Figure A.27 Example of using the REPLACE_REG function

For an example that uses a regular expression for an argument, see Example of using the REPLACE_REG function.

Behavior specifications related to encoding differences in the input data

When the encoding of the input data is EBCDIC type or JIS

The description of this section is based on the case shown below. The following data is expressed in hexadecimal.

Kanji code type in the input settings	JEF
EBCDIC set in the input settings	EBCDIC kana
Kanji code type in the output settings	JEF
EBCDIC set in the output settings	EBCDIC kana
Input data	40 20 40 9C 01 20 10 9C
Field type of the input data	X(character)
Function	REPLACE_REG{\x20\x10\x20,ABC}

1) Before REPLACE_REG is executed, the input character string is converted to UTF-8.

Figure A.28 Converting to UTF-8

"0x40" (space) and "0x9C" (code that is unable to be converted to UTF-8) are converted to "0x20".

2) REPLACE_REG is executed on the data converted to UTF-8.

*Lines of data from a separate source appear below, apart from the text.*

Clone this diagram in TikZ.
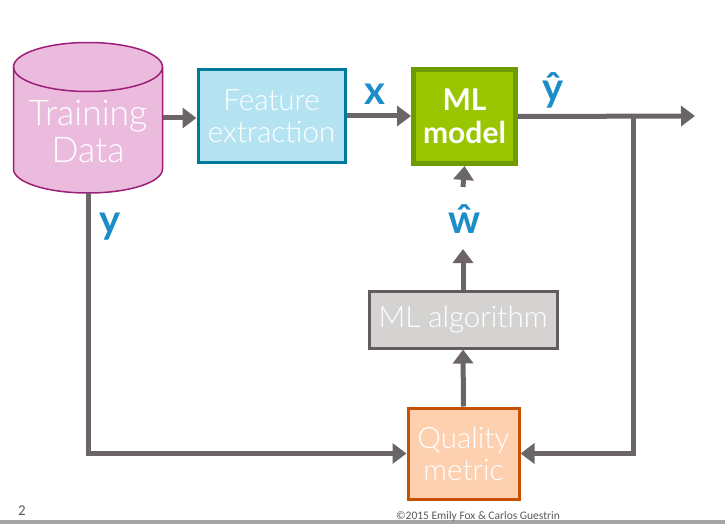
\documentclass[tikz,border=0pt]{standalone}
\usepackage{fontspec}
\setmainfont{Lato}[UprightFont=* Light, BoldFont=* Bold]
\newfontfamily\footfont{Carlito}
\newfontfamily\labfont{Lato}[UprightFont=* Bold]
\usetikzlibrary{arrows.meta}
\definecolor{cylFill}{HTML}{EBBBDD}
\definecolor{cylLine}{HTML}{9E1F78}
\definecolor{feFill}{HTML}{B5E3F2}
\definecolor{feLine}{HTML}{00799F}
\definecolor{mlFill}{HTML}{99C601}
\definecolor{mlLine}{HTML}{6E9B00}
\definecolor{algFill}{HTML}{D4D3D1}
\definecolor{algLine}{HTML}{625C5E}
\definecolor{qmFill}{HTML}{FDD1B0}
\definecolor{qmLine}{HTML}{C75100}
\definecolor{lineGray}{HTML}{6C6567}
\definecolor{labelBlue}{HTML}{1B8DC9}
\definecolor{footGray}{HTML}{595959}
\definecolor{barGray}{HTML}{A5A5A5}
\begin{document}
\begin{tikzpicture}[x=1pt,y=-1pt,
  boxtext/.style={text=white, align=center, inner sep=0pt, font=\fontsize{29.5}{32}\selectfont},
  box/.style={boxtext, line width=3pt},
  conn/.style={draw=lineGray, line width=5pt, line join=miter, -{Triangle[length=14pt,width=20pt]}},
  lab/.style={text=labelBlue, font=\labfont\fontsize{40}{44}\selectfont, inner sep=0pt, anchor=base},
  foot/.style={text=footGray, inner sep=0pt}
]
\useasboundingbox (0,0) rectangle (725,524);
\fill[white] (0,0) rectangle (725,524);
\fill[barGray] (0,520) rectangle (725,524);

% cylinder
\filldraw[fill=cylFill, draw=cylLine, line width=1.5pt]
  (13.5,67) -- (13.5,169) arc[start angle=180, end angle=360, x radius=74.5pt, y radius=24pt]
  -- (162.5,67) arc[start angle=0, end angle=180, x radius=74.5pt, y radius=24.5pt] -- cycle;
\draw[draw=cylLine, line width=1.5pt] (13.5,67) arc[start angle=180, end angle=360, x radius=74.5pt, y radius=24.5pt];
\node[minimum width=149pt, minimum height=150pt, inner sep=0pt] (td) at (88,118) {};
\node[boxtext, font=\fontsize{35.5}{37}\selectfont] (tdt) at (88,131) {Training\\Data};

% boxes
\node[box, fill=feFill, draw=feLine, minimum width=147pt, minimum height=92pt] (fe) at (271.5,116) {Feature\\extraction};
\node[boxtext, font=\bfseries\fontsize{30}{33}\selectfont, fill=mlFill, draw=mlLine, line width=5pt, minimum width=102pt, minimum height=94pt] (ml) at (464.5,116.5) {ML\\model};
\node[box, fill=algFill, draw=algLine, minimum width=188pt, minimum height=57pt] (alg) at (463,319.5) {ML algorithm};
\node[box, fill=qmFill, draw=qmLine, minimum width=111pt, minimum height=91pt] (qm) at (463.5,453.5) {Quality\\metric};

% labels
\node[lab] (xl) at (375,105) {x};
\node[lab] (yhl) at (553,102) {ŷ};
\node[lab] (whl) at (465,233) {ŵ};
\node[lab] (yl) at (110,233) {y};

% coordinates
\coordinate (out) at (695,116);
\coordinate (jn) at (633,116);
\coordinate (wtip) at (463,249);
\coordinate (wbot) at (463,187);

% connectors
\draw[conn] (td.east) -- (td.east -| fe.west);
\draw[conn] (fe.east) -- (fe.east -| ml.west);
\draw[conn] (ml.east) -- (out);
\draw[conn] (jn) |- (qm.east);
\draw[conn] (td.south) |- (qm.west);
\draw[conn] (qm.north) -- (alg.south);
\draw[conn] (alg.north) -- (wtip);
\draw[conn] (wbot) -- (ml.south);

% footer
\node[foot, font=\footfont\fontsize{15}{18}\selectfont, anchor=base] (pg) at (22,515) {2};
\node[foot, font=\footfont\fontsize{11.5}{14}\selectfont, anchor=base] (cp) at (478,519) {©2015 Emily Fox \& Carlos Guestrin};
\end{tikzpicture}
\end{document}
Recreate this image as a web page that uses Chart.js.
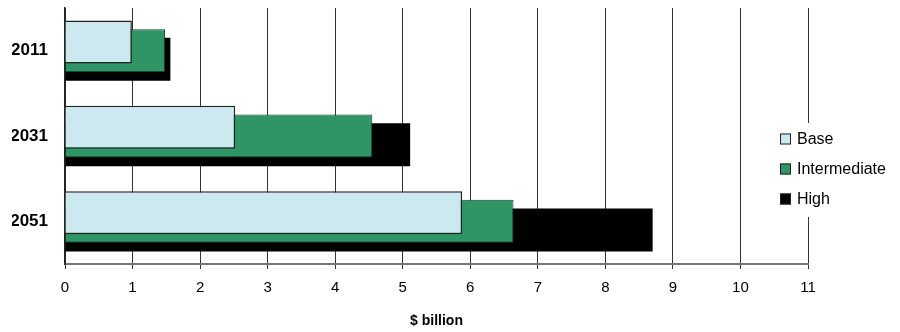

Figure A.29 Executing REPLACE_REG

"20 10 20" is replaced with "41 42 43" (character string "ABC" in UTF-8).

3) All target data of REPLACE_REG is converted to the JEF/EBCDIC set based on the output settings.

Figure A.30 Converting to the JEF/EBCDIC set based on the output settings

"41 42 43" (character string "ABC" in UTF-8) is converted to "C1 C2 C3" (character string "ABC" in EBCDIC).

Note

Because 0x20 in the input data represents a space in UTF-8, the code value is converted to 0x40 when the conversion to EBCDIC is executed in step 3.

For data that is unable to be converted to UTF-8 such as 0x9C, the original code values cannot be retained after replacement with REPLACE_REG.

If the encoding of the input data is EBCDIC type or JIS, and the original code values need to be retained after replacement, use the common component SAISON_REPLACE_HEX.

When the encoding of the input data is SHIFT-JIS, EUC, UTF-16, or UTF-8

The description of this section is based on the case shown below. The following data is expressed in hexadecimal.

Kanji code type in the input settings	EUC
Kanji code type in the output settings	SHIFT-JIS
Input data	40 20 40 9C 01 20 10 9C
Field type of the input data	M　(variable-length characters)
Function	REPLACE_REG{\x20\x10\x9C,あいう}

1) REPLACE_REG is executed on the input data.

Figure A.31 Executing REPLACE_REG

"20 10 9C" is converted to "E3 81 82 E3 81 84 E3 81 86" (character string "あいう" in UTF-8). Only the replacement characters are targeted for conversion.

2) The UTF-8 data replaced using REPLACE_REG is converted to SHIFT-JIS based on the output settings.

Figure A.32 Converting to SHIFT-JIS based on the output settings

"E3 81 82 E3 81 84 E3 81 86" (character string "あいう" in UTF-8) is converted to "82 A0 82 A2 82 A4" (character string "あいう" in SHIFT-JIS).

Characters other than the replacement characters are converted based on the Kanji code type specified in the output settings.